:: EXERCISE DETAILS ::
Can you print the data exactly and leave out each image?

:: DATA EXCERPT ::
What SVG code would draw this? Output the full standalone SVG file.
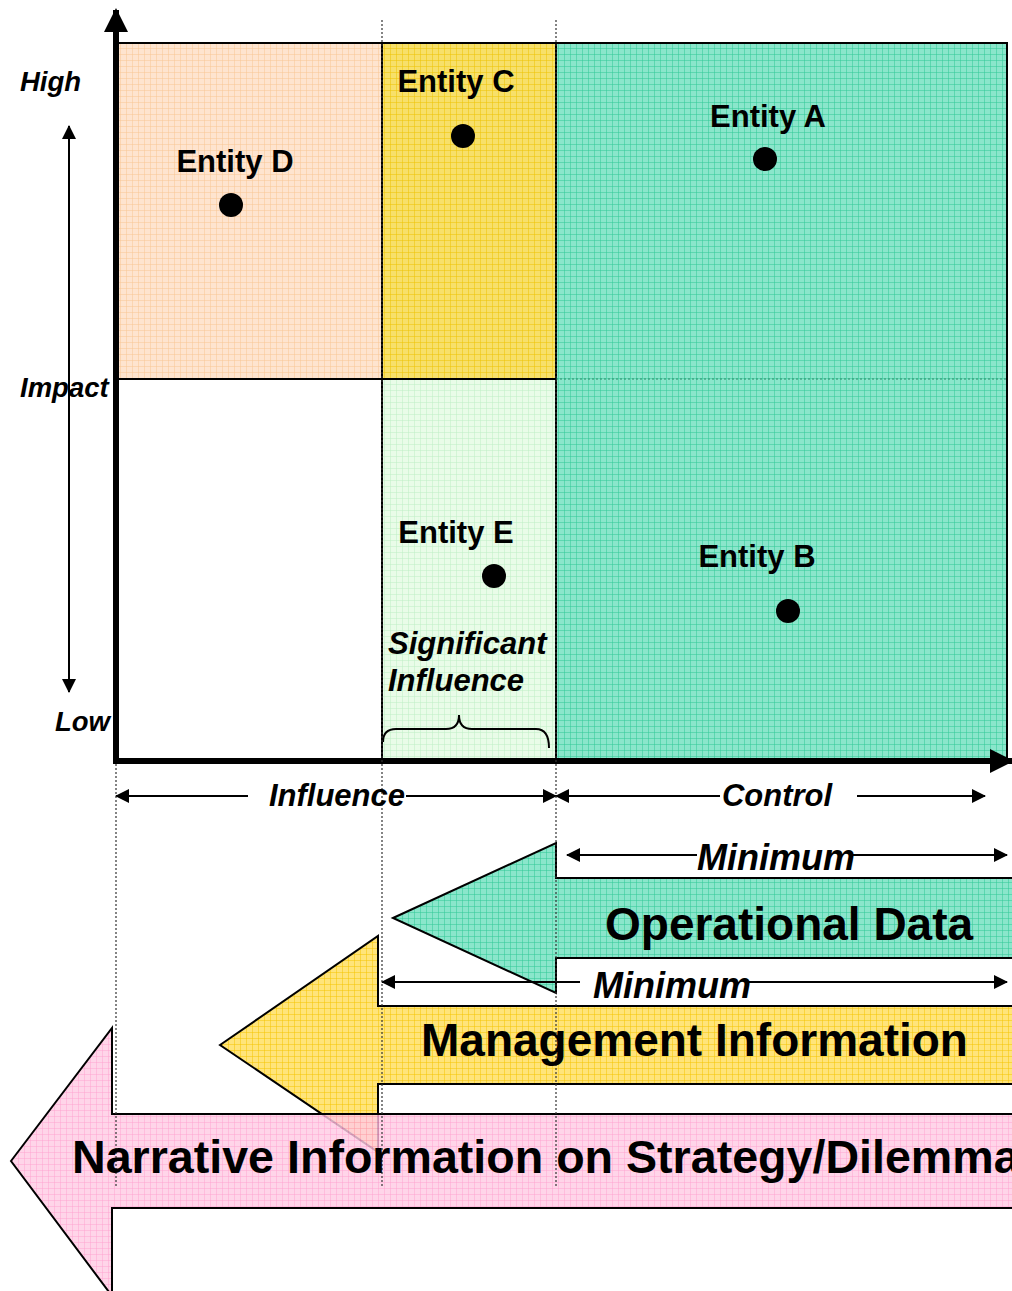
<svg xmlns="http://www.w3.org/2000/svg" width="1012" height="1291" viewBox="0 0 1012 1291">
<defs>
<pattern id="pOrange" width="6" height="6" patternUnits="userSpaceOnUse"><rect width="6" height="6" fill="#FEE4CF"/><path d="M0 0H6M0 0V6" stroke="#F9C694" stroke-width="1"/></pattern>
<pattern id="pYellow" width="6" height="6" patternUnits="userSpaceOnUse"><rect width="6" height="6" fill="#F7E06A"/><path d="M0 0H6M0 0V6" stroke="#EEC300" stroke-width="1"/></pattern>
<pattern id="pGreen" width="6" height="6" patternUnits="userSpaceOnUse"><rect width="6" height="6" fill="#8AE6CB"/><path d="M0 0H6M0 0V6" stroke="#2FC996" stroke-width="1"/></pattern>
<pattern id="pLight" width="6" height="6" patternUnits="userSpaceOnUse"><rect width="6" height="6" fill="#E9FCE8"/><path d="M0 0H6M0 0V6" stroke="#BDEFC4" stroke-width="1"/></pattern>
<pattern id="pYellow2" width="6" height="6" patternUnits="userSpaceOnUse"><rect width="6" height="6" fill="#FFE47A"/><path d="M0 0H6M0 0V6" stroke="#F5C400" stroke-width="1"/></pattern>
<pattern id="pPink" width="6" height="6" patternUnits="userSpaceOnUse"><rect width="6" height="6" fill="#FFCCE4"/><path d="M0 0H6M0 0V6" stroke="#FF90C6" stroke-width="1"/></pattern>
<marker id="ah" viewBox="0 0 14 14" refX="13" refY="7" markerWidth="14" markerHeight="14" markerUnits="userSpaceOnUse" orient="auto-start-reverse"><path d="M0 0L14 7L0 14Z" fill="#000"/></marker>
<marker id="ahBig" viewBox="0 0 24 24" refX="22" refY="12" markerWidth="24" markerHeight="24" markerUnits="userSpaceOnUse" orient="auto"><path d="M0 0L24 12L0 24Z" fill="#000"/></marker>
</defs>
<style>
.lbl{font-family:"Liberation Sans",Arial,sans-serif;font-weight:bold;fill:#000}
.ent{font-size:31px}
.ax{font-size:27.5px;font-style:italic}
.ax2{font-size:31px;font-style:italic}
.min{font-size:36px;font-style:italic}
.big{font-size:46px}
.big2{font-size:46.6px}
.thin{stroke:#000;stroke-width:2;fill:none}
.dot{stroke:#333;stroke-width:1.2;stroke-dasharray:2 2;fill:none}
.arrowshape{stroke:#000;stroke-width:2;stroke-linejoin:miter}
</style>
<rect width="1012" height="1291" fill="#fff"/>

<g id="quadrant-d"><rect x="116" y="43" width="266" height="336" fill="url(#pOrange)"/></g>
<g id="quadrant-c"><rect x="382" y="43" width="174" height="336" fill="url(#pYellow)"/></g>
<g id="quadrant-a"><rect x="556" y="43" width="451" height="336" fill="url(#pGreen)"/></g>
<g id="quadrant-low-influence"><rect x="116" y="379" width="266" height="382" fill="#fff"/></g>
<g id="quadrant-e"><rect x="382" y="379" width="174" height="382" fill="url(#pLight)"/></g>
<g id="quadrant-b"><rect x="556" y="379" width="451" height="382" fill="url(#pGreen)"/></g>

<g id="grid-lines">
<path d="M116 43H1008M1007 43V761M382 43V761M556 43V761M116 379H556" class="thin" stroke-width="1.5"/>
<path d="M556 379H1007" stroke="#2a8a6a" stroke-width="1" stroke-dasharray="2 2"/>
</g>

<g id="arrow-management">
<path d="M220 1045L378 936V1006H1020V1084H378V1152Z" fill="url(#pYellow2)" class="arrowshape"/>
</g>
<g id="arrow-operational">
<path d="M393 918L556 843V878H1020V958H556V993Z" fill="url(#pGreen)" class="arrowshape"/>
</g>
<g id="arrow-narrative">
<path d="M11 1161L112 1028V1114H1020V1208H112V1296Z" fill="url(#pPink)" fill-opacity="0.82" class="arrowshape"/>
</g>

<g id="connectors">
<line x1="116" y1="763" x2="116" y2="10" stroke="#000" stroke-width="6" marker-end="url(#ahBig)"/>
<line x1="113" y1="761" x2="1012" y2="761" stroke="#000" stroke-width="6" marker-end="url(#ahBig)"/>
<line x1="69" y1="126" x2="69" y2="692" class="thin" marker-start="url(#ah)" marker-end="url(#ah)"/>
<path d="M383 742Q383 729 396 729L446 729Q459 729 459 715Q459 729 472 729L536 729Q549 729 549 748" class="thin"/>
<line x1="116" y1="796" x2="248" y2="796" class="thin" marker-start="url(#ah)"/>
<line x1="406" y1="796" x2="556" y2="796" class="thin" marker-end="url(#ah)"/>
<line x1="556" y1="796" x2="720" y2="796" class="thin" marker-start="url(#ah)"/>
<line x1="857" y1="796" x2="985" y2="796" class="thin" marker-end="url(#ah)"/>
<line x1="567" y1="855" x2="697" y2="855" class="thin" marker-start="url(#ah)"/>
<line x1="853" y1="855" x2="1007" y2="855" class="thin" marker-end="url(#ah)"/>
<line x1="382" y1="982" x2="580" y2="982" class="thin" marker-start="url(#ah)"/>
<line x1="745" y1="982" x2="1007" y2="982" class="thin" marker-end="url(#ah)"/>
<path d="M382 20V1188M556 20V1188M116 764V1188" class="dot"/>
</g>

<g id="entity-d"><circle cx="231" cy="205" r="12"/><text x="235" y="172" text-anchor="middle" class="lbl ent">Entity D</text></g>
<g id="entity-c"><circle cx="463" cy="136" r="12"/><text x="456" y="92" text-anchor="middle" class="lbl ent">Entity C</text></g>
<g id="entity-a"><circle cx="765" cy="159" r="12"/><text x="768" y="127" text-anchor="middle" class="lbl ent">Entity A</text></g>
<g id="entity-e"><circle cx="494" cy="576" r="12"/><text x="456" y="543" text-anchor="middle" class="lbl ent">Entity E</text></g>
<g id="entity-b"><circle cx="788" cy="611" r="12"/><text x="757" y="567" text-anchor="middle" class="lbl ent">Entity B</text></g>

<g id="labels">
<text x="388" y="654" class="lbl ent" font-style="italic">Significant</text>
<text x="388" y="691" class="lbl ent" font-style="italic">Influence</text>
<text x="20" y="91" class="lbl ax">High</text>
<text x="20" y="397" class="lbl ax">Impact</text>
<text x="55" y="731" class="lbl ax">Low</text>
<text x="337" y="806" text-anchor="middle" class="lbl ax2">Influence</text>
<text x="777" y="806" text-anchor="middle" class="lbl ax2">Control</text>
<text x="776" y="870" text-anchor="middle" class="lbl min">Minimum</text>
<text x="672" y="998" text-anchor="middle" class="lbl min">Minimum</text>
<text x="605" y="940" class="lbl big">Operational Data</text>
<text x="421" y="1056" class="lbl big">Management Information</text>
<text x="72" y="1173" class="lbl big2">Narrative Information on Strategy/Dilemma</text>
</g>
</svg>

:: CORRECT RESPONSE ::
What SVG code would draw this? Output the full standalone SVG file.
<svg xmlns="http://www.w3.org/2000/svg" width="1012" height="1291" viewBox="0 0 1012 1291">
<defs>
<pattern id="pOrange" width="6" height="6" patternUnits="userSpaceOnUse"><rect width="6" height="6" fill="#FEE4CF"/><path d="M0 0H6M0 0V6" stroke="#F9C694" stroke-width="1"/></pattern>
<pattern id="pYellow" width="6" height="6" patternUnits="userSpaceOnUse"><rect width="6" height="6" fill="#F7E06A"/><path d="M0 0H6M0 0V6" stroke="#EEC300" stroke-width="1"/></pattern>
<pattern id="pGreen" width="6" height="6" patternUnits="userSpaceOnUse"><rect width="6" height="6" fill="#8AE6CB"/><path d="M0 0H6M0 0V6" stroke="#2FC996" stroke-width="1"/></pattern>
<pattern id="pLight" width="6" height="6" patternUnits="userSpaceOnUse"><rect width="6" height="6" fill="#E9FCE8"/><path d="M0 0H6M0 0V6" stroke="#BDEFC4" stroke-width="1"/></pattern>
<pattern id="pYellow2" width="6" height="6" patternUnits="userSpaceOnUse"><rect width="6" height="6" fill="#FFE47A"/><path d="M0 0H6M0 0V6" stroke="#F5C400" stroke-width="1"/></pattern>
<pattern id="pPink" width="6" height="6" patternUnits="userSpaceOnUse"><rect width="6" height="6" fill="#FFCCE4"/><path d="M0 0H6M0 0V6" stroke="#FF90C6" stroke-width="1"/></pattern>
<marker id="ah" viewBox="0 0 14 14" refX="13" refY="7" markerWidth="14" markerHeight="14" markerUnits="userSpaceOnUse" orient="auto-start-reverse"><path d="M0 0L14 7L0 14Z" fill="#000"/></marker>
<marker id="ahBig" viewBox="0 0 24 24" refX="22" refY="12" markerWidth="24" markerHeight="24" markerUnits="userSpaceOnUse" orient="auto"><path d="M0 0L24 12L0 24Z" fill="#000"/></marker>
</defs>
<style>
.lbl{font-family:"Liberation Sans",Arial,sans-serif;font-weight:bold;fill:#000}
.ent{font-size:31px}
.ax{font-size:27.5px;font-style:italic}
.ax2{font-size:31px;font-style:italic}
.min{font-size:36px;font-style:italic}
.big{font-size:46px}
.big2{font-size:46.6px}
.thin{stroke:#000;stroke-width:2;fill:none}
.dot{stroke:#333;stroke-width:1.2;stroke-dasharray:2 2;fill:none}
.arrowshape{stroke:#000;stroke-width:2;stroke-linejoin:miter}
</style>
<rect width="1012" height="1291" fill="#fff"/>

<g id="quadrant-d"><rect x="116" y="43" width="266" height="336" fill="url(#pOrange)"/></g>
<g id="quadrant-c"><rect x="382" y="43" width="174" height="336" fill="url(#pYellow)"/></g>
<g id="quadrant-a"><rect x="556" y="43" width="451" height="336" fill="url(#pGreen)"/></g>
<g id="quadrant-low-influence"><rect x="116" y="379" width="266" height="382" fill="#fff"/></g>
<g id="quadrant-e"><rect x="382" y="379" width="174" height="382" fill="url(#pLight)"/></g>
<g id="quadrant-b"><rect x="556" y="379" width="451" height="382" fill="url(#pGreen)"/></g>

<g id="grid-lines">
<path d="M116 43H1008M1007 43V761M382 43V761M556 43V761M116 379H556" class="thin" stroke-width="1.5"/>
<path d="M556 379H1007" stroke="#2a8a6a" stroke-width="1" stroke-dasharray="2 2"/>
</g>

<g id="arrow-management">
<path d="M220 1045L378 936V1006H1020V1084H378V1152Z" fill="url(#pYellow2)" class="arrowshape"/>
</g>
<g id="arrow-operational">
<path d="M393 918L556 843V878H1020V958H556V993Z" fill="url(#pGreen)" class="arrowshape"/>
</g>
<g id="arrow-narrative">
<path d="M11 1161L112 1028V1114H1020V1208H112V1296Z" fill="url(#pPink)" fill-opacity="0.82" class="arrowshape"/>
</g>

<g id="connectors">
<line x1="116" y1="763" x2="116" y2="10" stroke="#000" stroke-width="6" marker-end="url(#ahBig)"/>
<line x1="113" y1="761" x2="1012" y2="761" stroke="#000" stroke-width="6" marker-end="url(#ahBig)"/>
<line x1="69" y1="126" x2="69" y2="692" class="thin" marker-start="url(#ah)" marker-end="url(#ah)"/>
<path d="M383 742Q383 729 396 729L446 729Q459 729 459 715Q459 729 472 729L536 729Q549 729 549 748" class="thin"/>
<line x1="116" y1="796" x2="248" y2="796" class="thin" marker-start="url(#ah)"/>
<line x1="406" y1="796" x2="556" y2="796" class="thin" marker-end="url(#ah)"/>
<line x1="556" y1="796" x2="720" y2="796" class="thin" marker-start="url(#ah)"/>
<line x1="857" y1="796" x2="985" y2="796" class="thin" marker-end="url(#ah)"/>
<line x1="567" y1="855" x2="697" y2="855" class="thin" marker-start="url(#ah)"/>
<line x1="853" y1="855" x2="1007" y2="855" class="thin" marker-end="url(#ah)"/>
<line x1="382" y1="982" x2="580" y2="982" class="thin" marker-start="url(#ah)"/>
<line x1="745" y1="982" x2="1007" y2="982" class="thin" marker-end="url(#ah)"/>
<path d="M382 20V1188M556 20V1188M116 764V1188" class="dot"/>
</g>

<g id="entity-d"><circle cx="231" cy="205" r="12"/><text x="235" y="172" text-anchor="middle" class="lbl ent">Entity D</text></g>
<g id="entity-c"><circle cx="463" cy="136" r="12"/><text x="456" y="92" text-anchor="middle" class="lbl ent">Entity C</text></g>
<g id="entity-a"><circle cx="765" cy="159" r="12"/><text x="768" y="127" text-anchor="middle" class="lbl ent">Entity A</text></g>
<g id="entity-e"><circle cx="494" cy="576" r="12"/><text x="456" y="543" text-anchor="middle" class="lbl ent">Entity E</text></g>
<g id="entity-b"><circle cx="788" cy="611" r="12"/><text x="757" y="567" text-anchor="middle" class="lbl ent">Entity B</text></g>

<g id="labels">
<text x="388" y="654" class="lbl ent" font-style="italic">Significant</text>
<text x="388" y="691" class="lbl ent" font-style="italic">Influence</text>
<text x="20" y="91" class="lbl ax">High</text>
<text x="20" y="397" class="lbl ax">Impact</text>
<text x="55" y="731" class="lbl ax">Low</text>
<text x="337" y="806" text-anchor="middle" class="lbl ax2">Influence</text>
<text x="777" y="806" text-anchor="middle" class="lbl ax2">Control</text>
<text x="776" y="870" text-anchor="middle" class="lbl min">Minimum</text>
<text x="672" y="998" text-anchor="middle" class="lbl min">Minimum</text>
<text x="605" y="940" class="lbl big">Operational Data</text>
<text x="421" y="1056" class="lbl big">Management Information</text>
<text x="72" y="1173" class="lbl big2">Narrative Information on Strategy/Dilemma</text>
</g>
</svg>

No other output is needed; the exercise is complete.